Friday, November 30, 2018

A stormy start to the season!

It was a blustery start to the week here at the Port Townsend Marine Science Center. The morning started with an alert from my phone. There was a gale force warning out for my area, specifically for the east entrance to the Strait of Juan de Fuca. Conveniently, that placed the PTMSC right in the middle of the action!

I knew I was in for quite the day.

The view from the PTMSC pier Monday morning.
Some waves sprayed over the pier! 

I got another clue when I pulled into my parking spot at Fort Worden and immediately saw a wave spray over the side of the aquarium pier. Over the roar of the wind and waves, you could hear our floating dock making a valiant bid for freedom.

Kelp and driftwood pushed ashore by Monday's storm. 

After taking a moment to snap a few pictures, I headed out to the aquarium to start the day’s work. Fighting against the wind through the aquarium door was a two-person task. The aquarium building makes a wind tunnel at the head of the pier—one that our resident pigeons seemed to love—which just about cemented our outward-swinging door shut.

The fun didn’t stop once I was in the building. Judging by the clipboard swinging on its hook on the wall—PTMSC’s budget seismometer for these events—today the pier would be rocking and rolling with the best of us.

View from the pier on a foggy morning in  July 2018. 
View from the pier on Wednesday.  

Monday’s wind storm definitely left its mark on the beach. I’m always surprised by how much beaches change over the seasons. The gentle forces that build up our beaches in the summer tend to reverse in the winter as they increase in intensity, eroding away much of the summer’s growth.

The beaches at Fort Worden are no different—but Monday’s storm definitely helped the process along.

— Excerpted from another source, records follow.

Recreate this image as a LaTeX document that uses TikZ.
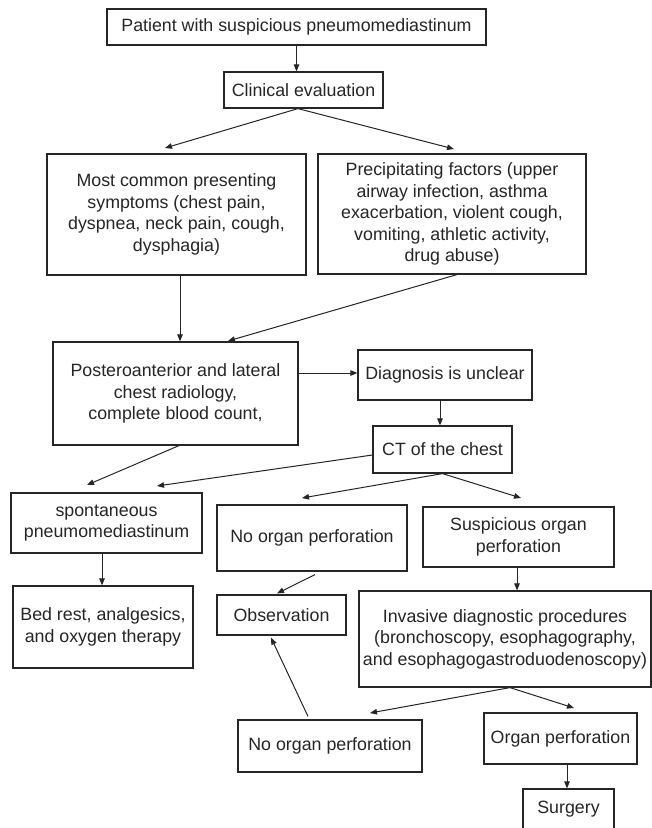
\documentclass[tikz,border=0pt]{standalone}
\usepackage{fontspec}
\setmainfont{Liberation Sans}
\usetikzlibrary{arrows.meta}
\definecolor{ink}{HTML}{262626}
\begin{document}
\begin{tikzpicture}[x=1pt,y=-1pt,
  box/.style={draw=ink, line width=1.2pt, align=center, inner sep=0pt, text=ink,
    font=\fontsize{17.8}{21.5}\selectfont},
  arr/.style={draw=ink, line width=1pt, -{Triangle[length=7pt,width=5.5pt]}}]
\useasboundingbox (0,0) rectangle (652,828);
\fill[white] (0,0) rectangle (652,828);

\node[box, minimum width=379pt, minimum height=36pt] (patient) at (296.5,27) {Patient with suspicious pneumomediastinum};
\node[box, minimum width=159pt, minimum height=36pt] (clinical) at (303.5,90) {Clinical evaluation};
\node[box, minimum width=259pt, minimum height=121pt] (common) at (176.5,214.5) {Most common presenting\\symptoms (chest pain,\\dyspnea, neck pain, cough,\\dysphagia)};
\node[box, minimum width=268pt, minimum height=120pt] (precip) at (452,214) {Precipitating factors (upper\\airway infection, asthma\\exacerbation, violent cough,\\vomiting, athletic activity,\\drug abuse)};
\node[box, minimum width=245pt, minimum height=103pt] (postero) at (175.5,393.5) {Posteroanterior and lateral\\chest radiology,\\complete blood count,};
\node[box, minimum width=174pt, minimum height=50pt] (diag) at (445,375) {Diagnosis is unclear};
\node[box, minimum width=139pt, minimum height=47pt] (ct) at (442.5,449.5) {CT of the chest};
\node[box, minimum width=191pt, minimum height=60pt] (spont) at (106.5,523) {spontaneous\\pneumomediastinum};
\node[box, minimum width=190pt, minimum height=66pt] (noorg1) at (312,538) {No organ perforation};
\node[box, minimum width=191pt, minimum height=60pt] (susp) at (518.5,537) {Suspicious organ\\perforation};
\node[box, minimum width=180pt, minimum height=82pt] (bedrest) at (103,627) {Bed rest, analgesics,\\and oxygen therapy};
\node[box, minimum width=129pt, minimum height=40pt] (obs) at (281.5,615) {Observation};
\node[box, minimum width=292pt, minimum height=96pt] (inv) at (505,639) {Invasive diagnostic procedures\\(bronchoscopy, esophagography,\\and esophagogastroduodenoscopy)};
\node[box, minimum width=184pt, minimum height=52pt] (noorg2) at (330,746) {No organ perforation};
\node[box, minimum width=153pt, minimum height=51pt] (organ) at (560.5,738.5) {Organ perforation};
\node[box, minimum width=91pt, minimum height=40pt] (surgery) at (568.5,809) {Surgery};

\coordinate (t2) at (165,148);
\coordinate (t3) at (454,149);
\coordinate (t5) at (228,341);
\coordinate (t8) at (157,486);
\coordinate (t9) at (87,485);
\coordinate (t10) at (302,498);
\coordinate (t11) at (521,498);
\coordinate (t15) at (370,713);
\coordinate (t16) at (574,708);

\draw[arr] (patient.south) -- (patient.south |- clinical.north);
\draw[arr] ([xshift=-5.5pt]clinical.south) -- (t2);
\draw[arr] ([xshift=-5.5pt]clinical.south) -- (t3);
\draw[arr] ([xshift=3.5pt]common.south) coordinate (s4) -- (s4 |- postero.north);
\draw[arr] ([xshift=5pt]precip.south) -- (t5);
\draw[arr] ([yshift=20.5pt]postero.east) coordinate (s6) -- (s6 -| diag.west);
\draw[arr] ([xshift=-5pt]diag.south) coordinate (s7) -- (s7 |- ct.north);
\draw[arr] ([yshift=-5.5pt]ct.west) -- (t8);
\draw[arr] ([xshift=3.5pt]postero.south) -- (t9);
\draw[arr] (ct.south) -- (t10);
\draw[arr] (ct.south) -- (t11);
\draw[arr] ([xshift=-4.5pt]spont.south) coordinate (s12) -- (s12 |- bedrest.north);
\draw[arr] ([xshift=3pt,yshift=-3pt]noorg1.south) -- ([xshift=-4.5pt,yshift=1pt]obs.north);
\draw[arr] ([xshift=-1.5pt]susp.south) coordinate (s14) -- (s14 |- inv.north);
\draw[arr] ([xshift=5pt]inv.south) -- (t15);
\draw[arr] ([xshift=5pt]inv.south) -- (t16);
\draw[arr] ([xshift=-22pt,yshift=3pt]noorg2.north) -- ([xshift=-10.5pt,yshift=-2pt]obs.south);
\draw[arr] ([xshift=6.5pt]organ.south) coordinate (s18) -- (s18 |- surgery.north);
\end{tikzpicture}
\end{document}
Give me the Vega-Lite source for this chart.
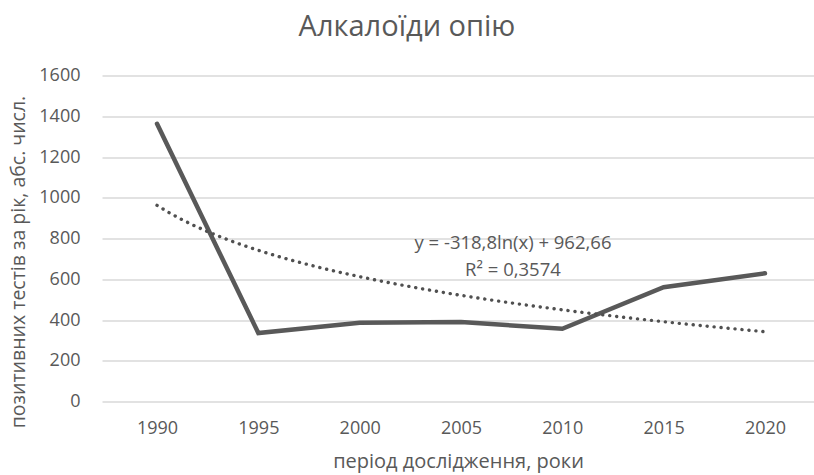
{
  "$schema": "https://vega.github.io/schema/vega-lite/v6.json",
  "width": 712,
  "height": 326,
  "autosize": {"type": "none"},
  "padding": {"left": 102, "top": 75.5, "right": 0, "bottom": 73.5},
  "background": "white",
  "config": {
    "view": {"stroke": null},
    "font": "Open Sans",
    "axis": {"labelColor": "#595959", "titleColor": "#595959", "labelFont": "Open Sans", "titleFont": "Open Sans", "titleFontWeight": "normal"}
  },
  "title": {
    "text": "Алкалоїди опію",
    "fontSize": 29,
    "fontWeight": "normal",
    "color": "#595959",
    "font": "Open Sans",
    "anchor": "middle",
    "dx": -51,
    "offset": 25
  },
  "data": {
    "values": [
      {"t": 1, "year": 1990, "v": 1363},
      {"t": 2, "year": 1995, "v": 336},
      {"t": 3, "year": 2000, "v": 386},
      {"t": 4, "year": 2005, "v": 390},
      {"t": 5, "year": 2010, "v": 357},
      {"t": 6, "year": 2015, "v": 561},
      {"t": 7, "year": 2020, "v": 629}
    ]
  },
  "layer": [
    {
      "mark": {"type": "line", "color": "#595959", "strokeWidth": 4.5, "strokeCap": "round"},
      "encoding": {
        "x": {
          "field": "t", "type": "quantitative",
          "scale": {"domain": [0.457, 7.484], "nice": false, "zero": false},
          "axis": {
            "values": [1, 2, 3, 4, 5, 6, 7],
            "labelExpr": "1985 + 5 * datum.value",
            "grid": false, "domain": false, "ticks": false, "tickSize": 0,
            "labelFontSize": 18, "labelPadding": 18,
            "title": "період дослідження, роки",
            "titleFontSize": 20, "titleY": 60, "titleBaseline": "middle"
          }
        },
        "y": {
          "field": "v", "type": "quantitative",
          "scale": {"domain": [0, 1600], "nice": false},
          "axis": {
            "values": [0, 200, 400, 600, 800, 1000, 1200, 1400, 1600],
            "format": "d",
            "grid": true, "gridColor": "#d9d9d9", "gridWidth": 1.3,
            "domain": false, "ticks": false, "tickSize": 0,
            "labelFontSize": 18, "labelPadding": 22,
            "title": "позитивних тестів за рік, абс. числ.",
            "titleFontSize": 19.5, "titleAngle": -90, "titleX": -84, "titleY": 186,
            "titleAlign": "center", "titleBaseline": "middle"
          }
        }
      }
    },
    {
      "transform": [{"regression": "v", "on": "t", "method": "log"}],
      "mark": {"type": "line", "color": "#505050", "strokeWidth": 3.4, "strokeCap": "round", "strokeDash": [0.1, 6.9]},
      "encoding": {
        "x": {"field": "t", "type": "quantitative"},
        "y": {"field": "v", "type": "quantitative"}
      }
    },
    {
      "data": {"values": [{"label": "trend"}]},
      "mark": {"type": "text", "color": "#595959", "fontSize": 18.5, "fontWeight": "normal", "font": "Open Sans", "align": "center", "baseline": "middle", "lineHeight": 27},
      "encoding": {
        "x": {"datum": 4.513, "type": "quantitative"},
        "y": {"datum": 780, "type": "quantitative"},
        "text": {"value": ["y = -318,8ln(x) + 962,66", "R² = 0,3574"]}
      }
    }
  ]
}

Berms like these probably won't stick around for long,
but are evidence of some serious wave power. 
Walking along the beach now, you can see all of the bumps and bruises left over from the storm. We’ve gained a great new collection of driftwood logs piled up near the top of the beach. Waves cresting over half-buried logs eroded canyons behind them, and tunneled beneath—all the better to move these logs entirely in the next big storm.

Water surging over half-buried logs dug deep canyons
in the sand. 

Winter has definitely knocked on our door, and with the seasonal changes come more big, landscape-altering weather events like this one.

I can't wait to see what the next storm brings!